Andreessen Horowitz have signed up to the Trump agenda, with all its authoritarianism, in order to protect their wealth and their wealth-seeking opportunities, including in cryptocurrency. It’s an accommodation too many on the Tech Right have been prepared to make. This is something of a contrast to early 2017, when Tech. Bros were campaigning against Trump’s travel ban on specific Muslim countries, as one of my teaching slides from 2017 records:
The economic historian Adam Tooze has just published a new chart on the huge increased spending by Big Tech companies on Data Centres.
Data Centres are critical to the rapid development of Artificial Intelligence, and to Cryptocurrency. They are also burning the planet. Big Tech’s use of electricity is racing ahead, again something I will return to another day.
Some argue that Silicon Valley support for Donald Trump is related to cryptocurrency: ‘a bitcoin play’. The theory, anti-Trump billionaire Mark Cuban says:
It makes it easier to operate a crypto business because of the inevitable, and required, changes at the SEC. What will drive the price of BTC is lower tax rates and tariffs, which if history is any guide (and it’s not always ), will be inflationary. Combine that with global uncertainty as to the geopolitical role of the USA, and the impact on the US Dollar as a reserve currency, and you can’t align the stars any better for a BTC price acceleration
Vance has been known to question the role of the dollar as the world’s reserve currency, by the way, as Simon Nixon notes here.
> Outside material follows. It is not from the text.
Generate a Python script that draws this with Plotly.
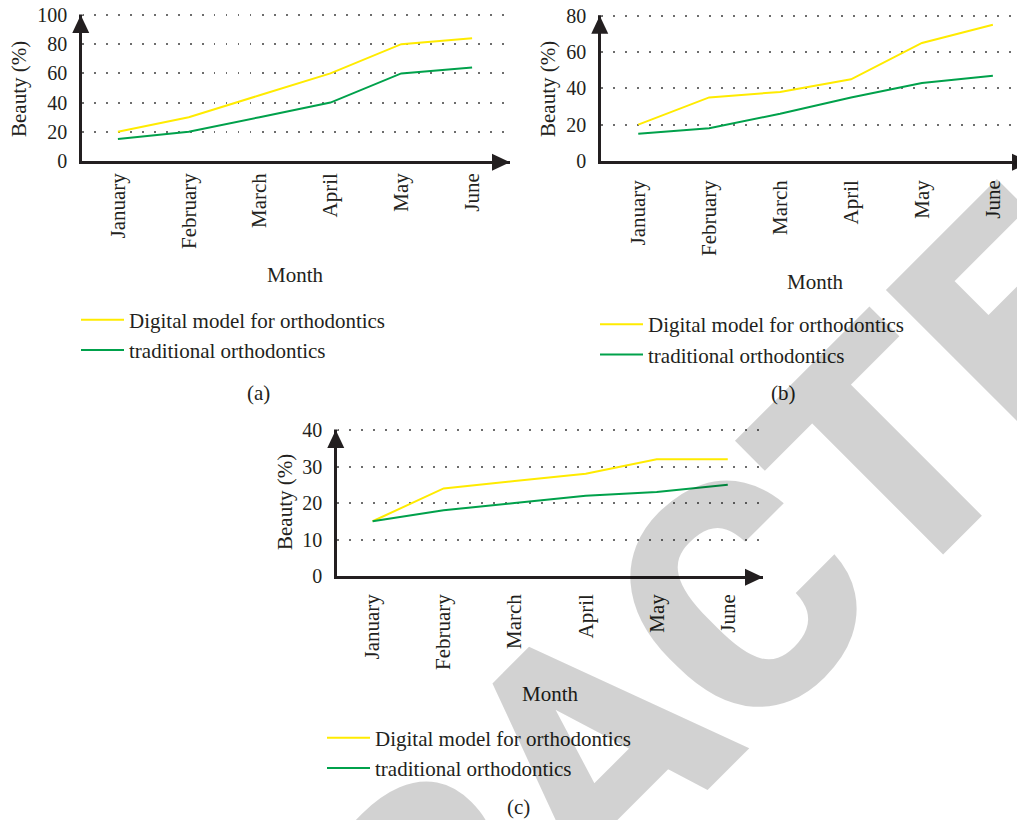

Certainly Andreessen Horowitz want to be big in crypto. Crypto bros are coming out for Trump:
There is a different regulatory environment in the European Union, of course, where the crackdown on Big Tech is clearly having an impact and some companies are threatening to withdraw services. There are some who argue this means the world is ceding AI development to the USA. Again another subject for another day.
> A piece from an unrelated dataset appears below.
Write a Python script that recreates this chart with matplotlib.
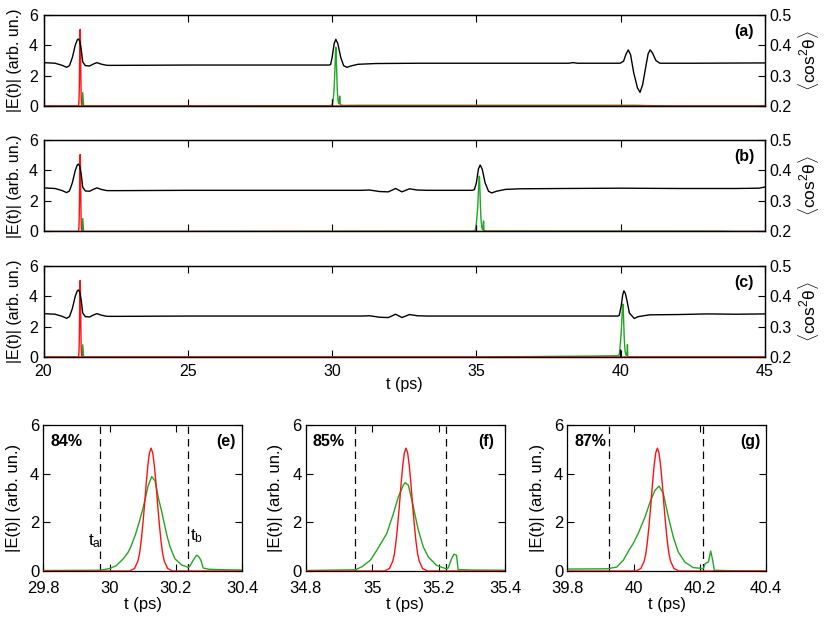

Tech Broligarchy support for Trump is about hostility to regulation, a desire to protect and enhance their assets, and to be allowed to move full-tilt into AI and cryptocurrency without impediment. Honestly, they say, you just don’t understand. It’ll make the world a better place. Just let us move fast and break things.
We’ve been there before. Marc Andreessen once wrote an essay entitled Why software is eating the world. Well, just last Friday, we saw what happened when software did eat the world. The consequences will last for a while.
I’ll be posting a bit more about technology and its regulation over future months, as it is a bit of an obsession of mine, I think the process of regulation is often understood; and I have a new chapter out on the subject soon!